ADMISSION OF STATEMENTS INTO EVIDENCE

At about 3:00 a. m. on March 25, 1979, appellant was interviewed at the Natrona County Sheriff’s Office. He related the incidents of that night as they pertained to the death of Wesley Stone, the homicide victim, and he signed a written statement concerning the same. Additionally, the interview was recorded on tape; and, after it was transcribed the next morning, appellant made corrections on it and signed it. Appellant was advised of his constitutional rights as required by Miranda v. State of Arizona, 384 U.S. 436, 86 S.Ct. 1602, 16 L.Ed.2d 694 (1966), but he contends that his statement was not given “voluntarily, knowingly, and intelligently” because he “was seventeen years of age, intoxicated, was suffering from physical injuries incurred from a severe beating, was emotionally overwrought and had been deprived of the counsel of his mother.”

In the statements, appellant related that he had been on a double date during the evening hours of March 24,1979. At about 12:15 a. m. on March 25, 1979, he drove to the Safeway parking lot on CY Avenue in Casper where his date had parked her automobile. Milton Brummett then opened appellant’s car door and began to attack him. The two fought, and appellant was beaten. He then went to the Hall of Justice to make a complaint. He was given a form to fill out and bring back the following Monday. Feeling that his complaint was not properly received by the police, he drove to his home and obtained his 12-gauge shotgun and a box of shells. When he returned to his automobile with the gun and shells, his mother followed him and got in the automobile with him. Another automobile came along side of his automobile and stopped. Appellant thought that Brummett was driving it. He loaded the gun and shot and killed Stone, the driver of the automobile.

The test of admissibility of a confession is whether or not under the totality of the circumstances the waiver of constitutional rights and subsequent statements were given voluntarily, knowingly and intelligently. Jarrett v. State, Wyo., 500 P.2d 1027 (1972). The trial court here conducted a hearing on appellant’s motion to suppress the statements to determine their admissibility. Thereafter, the court ruled that the statements were admissible inasmuch as they were made “* * * voluntarily, after thorough advice of constitutional rights, and that the defendant knowingly, intelligently, and voluntarily waived his rights * * Thus, the trial court ruled that the prosecution had carried its burden of [129]*129proving the same by a preponderance of the evidence. Raigosa v. State, Wyo., 562 P.2d 1009 (1977); Lego v. Twomey, 404 U.S. 477, 92 S.Ct. 619, 30 L.Ed.2d 618 (1972).

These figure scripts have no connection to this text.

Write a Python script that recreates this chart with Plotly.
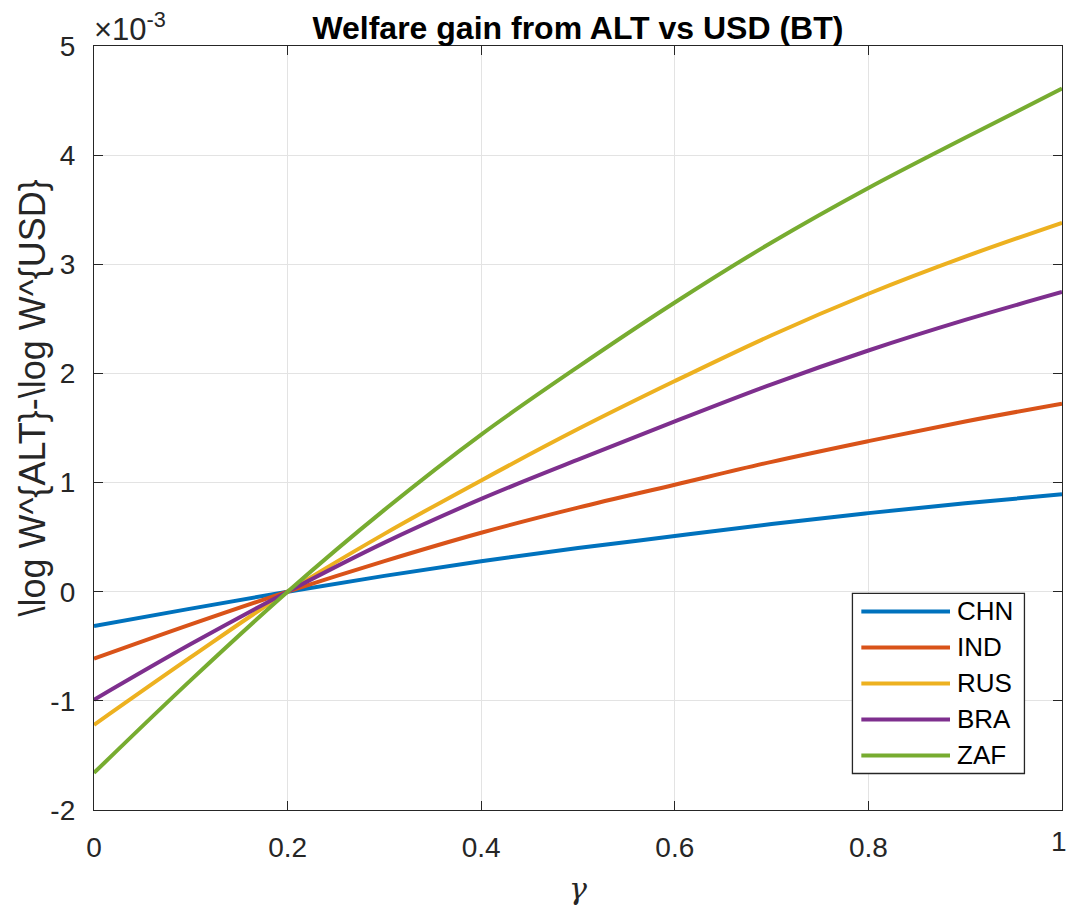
import plotly.graph_objects as go

# gamma grid and welfare differences (units of 1e-3)
gamma = [0.0, 0.1, 0.2, 0.3, 0.4, 0.5, 0.6, 0.7, 0.8, 0.9, 1.0]
chn = [-0.315, -0.155, 0.0, 0.145, 0.28, 0.40, 0.51, 0.62, 0.72, 0.81, 0.892]
ind = [-0.614, -0.30, 0.0, 0.28, 0.54, 0.77, 0.98, 1.19, 1.38, 1.56, 1.723]
rus = [-1.22, -0.60, 0.0, 0.53, 1.02, 1.49, 1.93, 2.35, 2.73, 3.07, 3.38]
bra = [-0.99, -0.48, 0.0, 0.45, 0.85, 1.21, 1.56, 1.90, 2.21, 2.49, 2.746]
zaf = [-1.66, -0.81, 0.0, 0.75, 1.44, 2.06, 2.65, 3.20, 3.70, 4.16, 4.61]

countries = ["CHN", "IND", "RUS", "BRA", "ZAF"]
series = [chn, ind, rus, bra, zaf]
colors = ["#0072BD", "#D95319", "#EDB120", "#7E2F8E", "#77AC30"]

y_ticks = [-2, -1, 0, 1, 2, 3, 4, 5]
x_ticks = [0, 0.2, 0.4, 0.6, 0.8, 1]
x_tick_text = ["0", "0.2", "0.4", "0.6", "0.8", "1"]

FONT = "Liberation Sans, Arial, Helvetica, sans-serif"
AX = "#262626"
TICK_SIZE = 28

fig = go.Figure()
for name, vals, col in zip(countries, series, colors):
    fig.add_trace(go.Scatter(
        x=gamma, y=vals, mode="lines", name=name,
        line=dict(color=col, width=4, shape="spline", smoothing=1.0),
        showlegend=False,
    ))

axis_common = dict(
    showline=True, linecolor=AX, linewidth=1.3, mirror="ticks",
    ticks="inside", ticklen=9, tickcolor=AX, tickwidth=1.3,
    showgrid=True, gridcolor="#e3e3e3", gridwidth=1,
    zeroline=False,
    tickfont=dict(family=FONT, size=TICK_SIZE, color=AX),
)

# the last x label sits at the page edge, so it is drawn as an annotation
# pinned to the right border instead of an overflowing tick label
fig.update_xaxes(
    range=[0, 1], tickvals=x_ticks, ticktext=x_tick_text[:-1] + [""],
    ticklabelstandoff=12,
    title=dict(text="<i>γ</i>", font=dict(family="DejaVu Serif, serif", size=30, color=AX), standoff=16),
    **axis_common,
)
fig.add_annotation(
    x=x_ticks[-1], y=0, xref="x", yref="paper", xanchor="right", yanchor="top",
    xshift=7, yshift=-14, showarrow=False,
    text=x_tick_text[-1], font=dict(family=FONT, size=TICK_SIZE, color=AX),
)

fig.update_yaxes(
    range=[-2, 5], tickvals=y_ticks, ticktext=[str(v) for v in y_ticks],
    ticklabelstandoff=12,
    **axis_common,
)

# y-axis label, placed slightly above the axis centre
fig.add_annotation(
    x=-0.064, y=0.5386, xref="paper", yref="paper",
    xanchor="center", yanchor="middle", textangle=-90, showarrow=False,
    text="\\log W^{ALT}-\\log W^{USD}", font=dict(family=FONT, size=36, color=AX),
)

# exponent marker above the y axis
fig.add_annotation(
    x=0, y=1, xref="paper", yref="paper", xanchor="left", yanchor="bottom",
    xshift=-2, yshift=-3, showarrow=False,
    text="×10<sup>-3</sup>", font=dict(family=FONT, size=31, color=AX),
)

# legend box with long line samples
lx0, lx1 = 0.7835, 0.9612   # paper x of box edges
ly_top, ly_bot = 0.2835, 0.0478
fig.add_shape(type="rect", xref="paper", yref="paper",
              x0=lx0, x1=lx1, y0=ly_bot, y1=ly_top,
              line=dict(color=AX, width=1.3), fillcolor="white", layer="above")
row_h = (ly_top - ly_bot) / len(countries)
for i, (name, col) in enumerate(zip(countries, colors)):
    yc = ly_top - row_h * (i + 0.5)
    fig.add_shape(type="line", xref="paper", yref="paper",
                  x0=0.7927, x1=0.8843, y0=yc, y1=yc,
                  line=dict(color=col, width=4), layer="above")
    fig.add_annotation(x=0.8895, y=yc, xref="paper", yref="paper",
                       xanchor="left", yanchor="middle", showarrow=False,
                       text=name, font=dict(family=FONT, size=26, color="black"))

fig.update_layout(
    width=1069, height=908,
    margin=dict(l=94, r=7, t=46, b=98),
    paper_bgcolor="white", plot_bgcolor="white",
    title=dict(text="<b>Welfare gain from ALT vs USD (BT)</b>",
               x=0.5406, xanchor="center", y=0.969, yanchor="middle",
               font=dict(family=FONT, size=32, color="black")),
    showlegend=False,
)

fig.write_html("out.html")
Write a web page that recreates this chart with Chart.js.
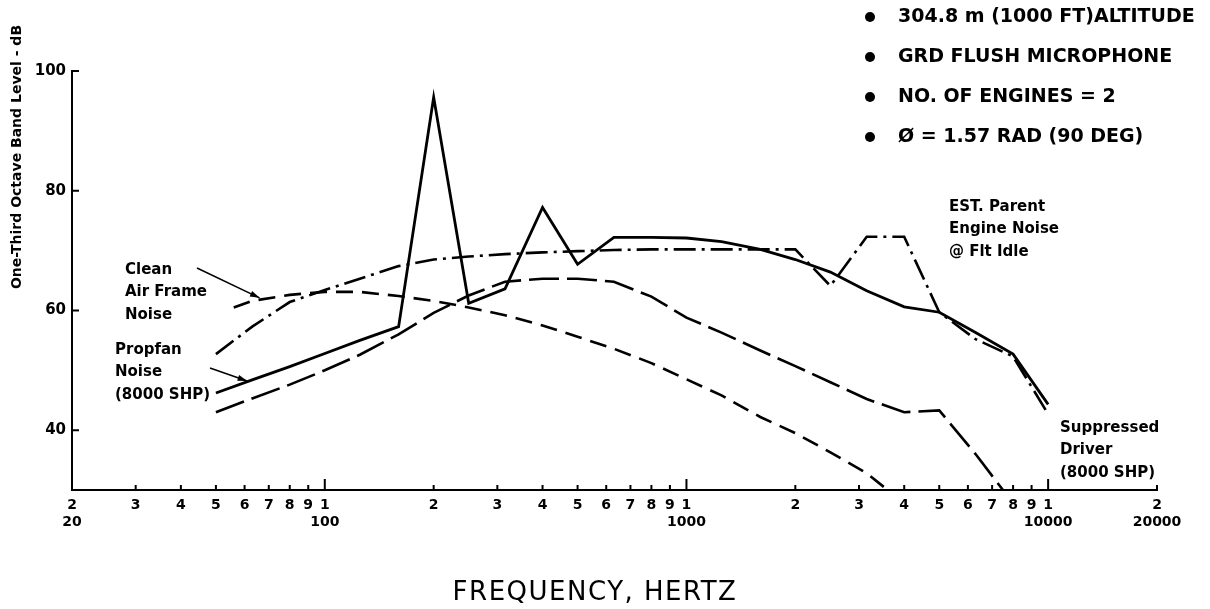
<!DOCTYPE html>
<html>
<head>
<meta charset="utf-8">
<script src="https://cdn.jsdelivr.net/npm/chart.js@4"></script>
<style>
  html, body { margin: 0; padding: 0; background: #fff; }
  #wrap { width: 1210px; height: 609px; }
</style>
</head>
<body>
<div id="wrap"><canvas id="myChart"></canvas></div>
<script>
// one-third octave band centre frequencies (Hz)
const bandFreq = [50, 63, 80, 100, 125, 160, 200, 250, 315, 400, 500, 630, 800,
  1000, 1250, 1600, 2000, 2500, 3150, 4000, 5000, 6300, 8000, 10000];

// Propfan noise (solid)
const propfanDb = [46.2, 48.4, 50.6, 52.8, 55.0, 57.3, 95.6, 61.2, 63.6, 77.2, 67.7, 72.2, 72.2,
  72.1, 71.5, 70.2, 68.5, 66.4, 63.3, 60.6, 59.7, 56.3, 52.7, 44.3];

// EST. parent engine noise @ flt idle (dash-dot)
const parentDb = [52.7, 57.3, 61.4, 63.4, 65.3, 67.4, 68.5, 69.0, 69.4, 69.7, 69.9, 70.1, 70.2,
  70.2, 70.2, 70.2, 70.2, 64.1, 72.3, 72.3, 59.7, 55.2, 52.3, 42.7];

// clean air frame noise (short dash)
const airframeFreq = [56, 63, 80, 100, 125, 160, 200, 250, 315, 400, 500, 630, 800,
  1000, 1250, 1600, 2000, 2500, 3150, 3600];
const airframeDb = [60.5, 61.6, 62.6, 63.1, 63.1, 62.4, 61.6, 60.5, 59.2, 57.5, 55.6, 53.6, 51.2,
  48.5, 45.8, 42.2, 39.5, 36.3, 32.8, 30.0];

// suppressed driver (long dash)
const driverFreq = [50, 63, 80, 100, 125, 160, 200, 250, 315, 400, 500, 630, 800,
  1000, 1250, 1600, 2000, 2500, 3150, 4000, 5000, 6300, 7500];
const driverDb = [43.0, 45.3, 47.6, 50.0, 52.6, 56.0, 59.6, 62.5, 64.8, 65.3, 65.3, 64.8, 62.3,
  58.8, 56.3, 53.3, 50.7, 48.0, 45.2, 43.0, 43.3, 36.0, 30.0];

// axis ticks
const xTicks = [20, 30, 40, 50, 60, 70, 80, 90, 100, 200, 300, 400, 500, 600, 700, 800, 900,
  1000, 2000, 3000, 4000, 5000, 6000, 7000, 8000, 9000, 10000, 20000];
const xBigTicks = [100, 1000, 10000];
const xSecondLine = { 20: "20", 100: "100", 1000: "1000", 10000: "10000", 20000: "20000" };
const yTicks = [40, 60, 80, 100];

const conditions = [
  "304.8 m (1000 FT)ALTITUDE",
  "GRD FLUSH MICROPHONE",
  "NO. OF ENGINES = 2",
  "Ø = 1.57 RAD (90 DEG)",
];

const pts = (xs, ys) => xs.map((f, i) => ({ x: f, y: ys[i] }));

const FONT = "'DejaVu Sans', sans-serif";

const overlay = {
  id: "overlay",
  afterDraw(chart) {
    const { ctx, chartArea: ca } = chart;
    const x = chart.scales.x, y = chart.scales.y;
    ctx.save();
    ctx.strokeStyle = "#000";
    ctx.fillStyle = "#000";
    ctx.lineWidth = 2;

    // inward tick marks
    ctx.beginPath();
    xTicks.forEach(v => {
      const px = x.getPixelForValue(v);
      const len = xBigTicks.includes(v) ? 11 : 5;
      ctx.moveTo(px, ca.bottom);
      ctx.lineTo(px, ca.bottom - len);
    });
    yTicks.forEach(v => {
      const py = y.getPixelForValue(v);
      ctx.moveTo(ca.left, py);
      ctx.lineTo(ca.left + 7, py);
    });
    ctx.stroke();

    // axis titles
    ctx.textAlign = "center";
    ctx.textBaseline = "middle";
    ctx.font = "26px " + FONT;
    ctx.letterSpacing = "1.5px";
    ctx.fillText("FREQUENCY, HERTZ", 595, 593);
    ctx.letterSpacing = "0px";

    ctx.save();
    ctx.translate(17, 157);
    ctx.rotate(-Math.PI / 2);
    ctx.font = "bold 14px " + FONT;
    ctx.fillText("One-Third Octave Band Level - dB", 0, 0);
    ctx.restore();

    // condition list, top right
    ctx.textAlign = "left";
    ctx.font = "bold 19px " + FONT;
    conditions.forEach((t, i) => {
      const cy = 17 + i * 40;
      ctx.beginPath();
      ctx.arc(870, cy, 5, 0, Math.PI * 2);
      ctx.fill();
      ctx.fillText(t, 898, cy);
    });

    // curve labels
    ctx.font = "bold 15px " + FONT;
    const block = (lines, lx, ly) => lines.forEach((t, i) => ctx.fillText(t, lx, ly + i * 22.5));
    block(["Clean", "Air Frame", "Noise"], 125, 270);
    block(["Propfan", "Noise", "(8000 SHP)"], 115, 350);
    block(["EST. Parent", "Engine Noise", "@ Flt Idle"], 949, 207);
    block(["Suppressed", "Driver", "(8000 SHP)"], 1060, 428);

    // leader arrows, tips sit on the curves
    const arrow = (x0, y0, f, db) => {
      const x1 = x.getPixelForValue(f), y1 = y.getPixelForValue(db);
      const a = Math.atan2(y1 - y0, x1 - x0);
      ctx.lineWidth = 1.5;
      ctx.beginPath();
      ctx.moveTo(x0, y0);
      ctx.lineTo(x1, y1);
      ctx.stroke();
      ctx.beginPath();
      ctx.moveTo(x1, y1);
      ctx.lineTo(x1 - 10 * Math.cos(a - 0.3), y1 - 10 * Math.sin(a - 0.3));
      ctx.lineTo(x1 - 10 * Math.cos(a + 0.3), y1 - 10 * Math.sin(a + 0.3));
      ctx.closePath();
      ctx.fill();
    };
    arrow(197, 268, 66, 62.1);
    arrow(210, 368, 61, 48.2);

    ctx.restore();
  },
};

const ctx = document.getElementById("myChart");

new Chart(ctx, {
  type: "line",
  data: {
    datasets: [
      {
        label: "Propfan Noise",
        data: pts(bandFreq, propfanDb),
        borderColor: "#000",
        borderWidth: 2.8,
      },
      {
        label: "EST. Parent Engine Noise",
        data: pts(bandFreq, parentDb),
        borderColor: "#000",
        borderWidth: 2.6,
        borderDash: [22, 6, 3, 6],
      },
      {
        label: "Clean Air Frame Noise",
        data: pts(airframeFreq, airframeDb),
        borderColor: "#000",
        borderWidth: 2.6,
        borderDash: [17, 9],
      },
      {
        label: "Suppressed Driver",
        data: pts(driverFreq, driverDb),
        borderColor: "#000",
        borderWidth: 2.6,
        borderDash: [30, 8],
      },
    ],
  },
  options: {
    responsive: true,
    maintainAspectRatio: false,
    animation: false,
    layout: { padding: { top: 71, right: 53, bottom: 0, left: 0 } },
    elements: { point: { radius: 0 }, line: { tension: 0, fill: false } },
    plugins: { legend: { display: false }, tooltip: { enabled: false } },
    scales: {
      x: {
        type: "logarithmic",
        min: 20,
        max: 20000,
        afterBuildTicks: s => { s.ticks = xTicks.map(v => ({ value: v })); },
        afterFit: s => { s.height = 119; },
        grid: { display: false, drawTicks: false },
        border: { display: true, color: "#000", width: 2 },
        ticks: {
          autoSkip: false,
          maxRotation: 0,
          padding: 7,
          color: "#000",
          font: { family: FONT, size: 14, weight: "bold" },
          callback: v => {
            const lead = String(Math.round(v / Math.pow(10, Math.floor(Math.log10(v) + 1e-9))));
            return xSecondLine[v] ? [lead, xSecondLine[v]] : lead;
          },
        },
      },
      y: {
        min: 30,
        max: 100,
        afterBuildTicks: s => { s.ticks = yTicks.map(v => ({ value: v })); },
        afterFit: s => { s.width = 72; },
        grid: { display: false, drawTicks: false },
        border: { display: true, color: "#000", width: 2 },
        ticks: {
          padding: 6,
          color: "#000",
          font: { family: FONT, size: 15, weight: "bold" },
        },
      },
    },
  },
  plugins: [overlay],
});
</script>
</body>
</html>
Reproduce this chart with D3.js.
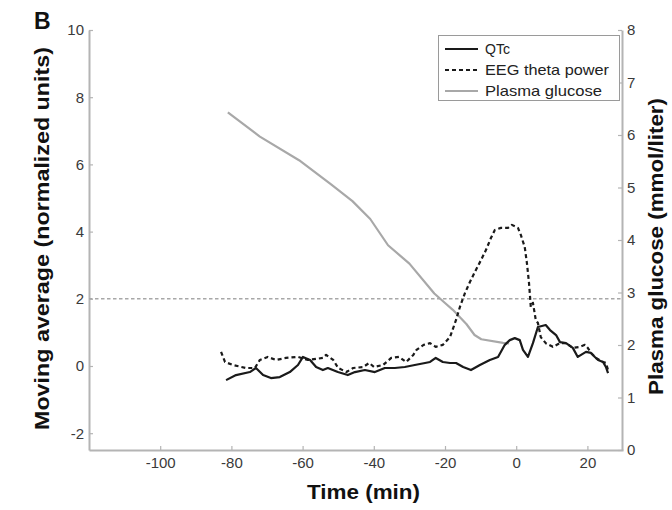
<!DOCTYPE html>
<html>
<head>
<meta charset="utf-8">
<script src="https://cdn.jsdelivr.net/npm/d3@7/dist/d3.min.js"></script>
<style>
  html, body { margin: 0; padding: 0; background: #fff; }
  svg { display: block; font-family: "Liberation Sans", Arial, sans-serif; }
</style>
</head>
<body>
<svg id="chart" width="672" height="510"></svg>
<script>
// ---- Data ----
const xTicks = [-100, -80, -60, -40, -20, 0, 20];
const leftTicks = [-2, 0, 2, 4, 6, 8, 10];
const rightTicks = [0, 1, 2, 3, 4, 5, 6, 7, 8];
const thresholdValue = 2;

// QTc moving average: [time (min), normalized units]
const qtc = [
  [-81.5,-0.42],[-78.7,-0.27],[-74.8,-0.18],[-73.1,-0.06],[-71.1,-0.27],[-68.9,-0.36],
  [-66.4,-0.33],[-63.6,-0.18],[-61.3,0.03],[-59.9,0.27],[-57.9,0.18],[-56.2,-0.03],
  [-54.3,-0.12],[-52.9,-0.06],[-50.1,-0.18],[-47.3,-0.27],[-45.3,-0.18],[-42.5,-0.12],
  [-39.7,-0.18],[-36.9,-0.06],[-34.1,-0.06],[-31.3,-0.03],[-28.5,0.03],[-25.6,0.09],
  [-24.2,0.12],[-22.6,0.24],[-20.6,0.12],[-18.6,0.09],[-16.9,0.09],[-14.9,-0.03],
  [-12.7,-0.12],[-10.2,0.03],[-7.4,0.18],[-5.1,0.27],[-3.2,0.63],[-1.8,0.77],
  [-0.4,0.83],[1.0,0.77],[1.9,0.48],[3.3,0.27],[4.7,0.68],[6.1,1.16],[8.3,1.22],
  [9.5,1.07],[11.2,0.92],[12.3,0.71],[14.0,0.68],[15.9,0.54],[17.3,0.27],[19.6,0.42],
  [21.0,0.39],[22.1,0.27],[23.0,0.18],[24.4,0.12],[25.2,-0.03],[25.8,-0.21]
];

// EEG theta power moving average: [time (min), normalized units]
const eeg = [
  [-82.9,0.42],[-81.8,0.12],[-79.6,0.03],[-75.9,-0.06],[-73.4,-0.06],[-72.0,0.18],
  [-69.8,0.27],[-67.5,0.18],[-64.7,0.24],[-61.3,0.27],[-58.5,0.18],[-54.3,0.24],
  [-53.4,0.33],[-51.4,0.18],[-50.0,-0.06],[-47.7,-0.18],[-45.8,-0.06],[-43.0,-0.03],
  [-41.3,0.09],[-39.9,-0.03],[-37.4,0.03],[-35.1,0.24],[-32.9,0.27],[-30.9,0.12],
  [-28.9,0.33],[-28.0,0.48],[-26.0,0.63],[-24.2,0.68],[-22.6,0.57],[-20.6,0.63],
  [-18.6,0.86],[-16.9,1.37],[-15.8,1.76],[-14.4,2.17],[-13.0,2.50],[-11.6,2.80],
  [-9.9,3.15],[-8.5,3.45],[-7.1,3.81],[-6.0,4.05],[-4.3,4.11],[-2.3,4.11],[-1.2,4.20],
  [0.5,4.11],[1.3,3.90],[2.4,3.54],[3.0,3.07],[3.6,2.47],[4.1,1.76],[4.7,1.88],
  [5.5,1.37],[6.1,1.28],[6.9,0.86],[8.3,0.68],[10.3,0.57],[12.3,0.68],[14.0,0.68],
  [15.9,0.54],[17.9,0.57],[19.3,0.63],[20.1,0.54],[21.0,0.39],[22.4,0.24],[24.4,0.12],
  [25.2,0.09],[25.8,-0.12]
];

// Plasma glucose: [time (min), mmol/liter]
const glucose = [
  [-81,6.43],[-72,5.97],[-61,5.52],[-52,5.06],[-46,4.74],[-41,4.4],[-36,3.9],
  [-30,3.55],[-23,2.98],[-20,2.8],[-17.8,2.67],[-14,2.4],[-11.7,2.19],[-9.8,2.11],
  [-3.7,2.04],[-2,2.03]
];

const legendLabels = ["QTc", "EEG theta power", "Plasma glucose"];

// ---- Drawing ----
const legendItems = [
  { label: legendLabels[0], color: "#1a1a1a", dash: null, len: 25 },
  { label: legendLabels[1], color: "#1a1a1a", dash: "4,3", len: 124 },
  { label: legendLabels[2], color: "#a8a8a8", dash: null, len: 117 }
];

const svg = d3.select("#chart");
const axisColor = "#b4b4b4";
const tickTextColor = "#3a3a3a";

const x = d3.scaleLinear().domain([-120, 30]).range([89, 623]);
const yL = d3.scaleLinear().domain([-2.5, 10]).range([450, 30]);
const yR = d3.scaleLinear().domain([0, 8]).range([450, 30]);
const fmt = d => String(d);

function styleAxis(g) {
  g.selectAll("path.domain").attr("stroke", axisColor).attr("stroke-width", 2);
  g.selectAll(".tick line").attr("stroke", axisColor).attr("stroke-width", 1.2);
  g.selectAll(".tick text").attr("fill", tickTextColor)
    .style("font-size", "15px").style("font-family", "'Liberation Sans', Arial, sans-serif");
}

// Left axis
svg.append("g").attr("transform", "translate(89,0)")
  .call(d3.axisLeft(yL).tickValues(leftTicks).tickFormat(fmt).tickSizeInner(-4).tickSizeOuter(0).tickPadding(5))
  .call(styleAxis);

// Right axis
svg.append("g").attr("transform", "translate(622,0)")
  .call(d3.axisRight(yR).tickValues(rightTicks).tickFormat(fmt).tickSizeInner(-4).tickSizeOuter(0).tickPadding(5))
  .call(styleAxis);

// Bottom axis
svg.append("g").attr("transform", "translate(0,450)")
  .call(d3.axisBottom(x).tickValues(xTicks).tickFormat(fmt).tickSizeInner(-4).tickSizeOuter(0).tickPadding(7))
  .call(styleAxis);

// Threshold dashed line
svg.append("line")
  .attr("x1", x(-120)).attr("x2", x(30))
  .attr("y1", yL(thresholdValue)).attr("y2", yL(thresholdValue))
  .attr("stroke", "#a8a8a8").attr("stroke-width", 1.6).attr("stroke-dasharray", "3.5,2.5");

// Series lines
const lineL = d3.line().x(d => x(d[0])).y(d => yL(d[1]));
const lineR = d3.line().x(d => x(d[0])).y(d => yR(d[1]));

svg.append("path").datum(glucose).attr("d", lineR)
  .attr("fill", "none").attr("stroke", legendItems[2].color).attr("stroke-width", 2.2)
  .attr("stroke-linejoin", "round");

svg.append("path").datum(eeg).attr("d", lineL)
  .attr("fill", "none").attr("stroke", legendItems[1].color).attr("stroke-width", 2.2)
  .attr("stroke-dasharray", legendItems[1].dash).attr("stroke-linejoin", "round");

svg.append("path").datum(qtc).attr("d", lineL)
  .attr("fill", "none").attr("stroke", legendItems[0].color).attr("stroke-width", 2.2)
  .attr("stroke-linejoin", "round");

// Legend
const legend = svg.append("g");
legend.append("rect").attr("x", 438.5).attr("y", 35.5).attr("width", 181).attr("height", 65)
  .attr("fill", "#fff").attr("stroke", "#9a9a9a").attr("stroke-width", 1);
legendItems.forEach((it, i) => {
  const yy = 49 + i * 21;
  legend.append("line").attr("x1", 445).attr("x2", 478).attr("y1", yy).attr("y2", yy)
    .attr("stroke", it.color).attr("stroke-width", 2.2)
    .attr("stroke-dasharray", it.dash);
  legend.append("text").attr("x", 485).attr("y", yy + 5).text(it.label)
    .attr("textLength", it.len).attr("lengthAdjust", "spacingAndGlyphs")
    .attr("fill", "#222").style("font-size", "14.5px");
});

// Panel letter
svg.append("text").attr("x", 34).attr("y", 29).text("B")
  .style("font-size", "23px").style("font-weight", "bold").attr("fill", "#111");

// Axis titles
svg.append("text")
  .attr("transform", "translate(49,238.5) rotate(-90)")
  .attr("text-anchor", "middle").text("Moving average (normalized units)")
  .attr("textLength", 383).attr("lengthAdjust", "spacingAndGlyphs")
  .style("font-size", "20px").style("font-weight", "bold").attr("fill", "#111");

svg.append("text")
  .attr("transform", "translate(663,246.5) rotate(-90)")
  .attr("text-anchor", "middle").text("Plasma glucose (mmol/liter)")
  .attr("textLength", 297).attr("lengthAdjust", "spacingAndGlyphs")
  .style("font-size", "20px").style("font-weight", "bold").attr("fill", "#111");

svg.append("text")
  .attr("x", 363.5).attr("y", 499)
  .attr("text-anchor", "middle").text("Time (min)")
  .attr("textLength", 113).attr("lengthAdjust", "spacingAndGlyphs")
  .style("font-size", "21px").style("font-weight", "bold").attr("fill", "#111");
</script>
</body>
</html>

A review of the record supports the ruling of the trial court. The interviewing officers testified that at the time of arrest, before and during the questioning, appellant was coherent, cooperative, able to understand, and willing to answer all questions. He did not appear to them to be intoxicated. The Miranda warnings were given to him by the officer who transported him to the Hall of Justice, and again by the officer taking the statement before doing so. Appellant expressed understanding each time. Prior to questioning, he was asked if he wanted his mother present and he answered “no.” (Appellant’s mother had been brought to the Hall of Justice by a deputy sheriff immediately after appellant was taken into custody.) The evidence does not reflect that the injuries to appellant were so severe as to deprive him of his capacity to comprehend and appreciate the nature and consequences of the statements. Kennedy v. State, Wyo., 422 P.2d 88 (1967); Lonquest v. State, Wyo., 495 P.2d 575 (1972). The same can be said of his degree of intoxication-.09% on the blood alcohol test administered about one hour and fifteen minutes after the interview began. Appellant had a scrape on his chest, a split lip and a lump by his right eye “approximately a quarter or half-inch high, about the size of a 50 cent piece” and a black eye. He was very angry. As he said in his statement, “I got madder and madder and I grabbed my shotgun and a box of shells.” The excessive speed used by him in driving to the Hall of Justice for the purpose of making a complaint, his impatience at having to fill out a complaint form and at having to return on Monday to sign it before a police magistrate, the act of mistaking Wesley Stone for Brummett and shooting Stone as a result of the mistake reflect his anger. His occasional sobs while being booked and during the interview and the very words of the statement, i. e., “Right after I shot, Man I rolled the window up and just freaked ... because I realized what I had done” (punctuation not supplied), reflect the emotion of remorse. These emotions, in themselves, however, do not reflect the inability to comprehend or appreciate the nature and consequences of his actions.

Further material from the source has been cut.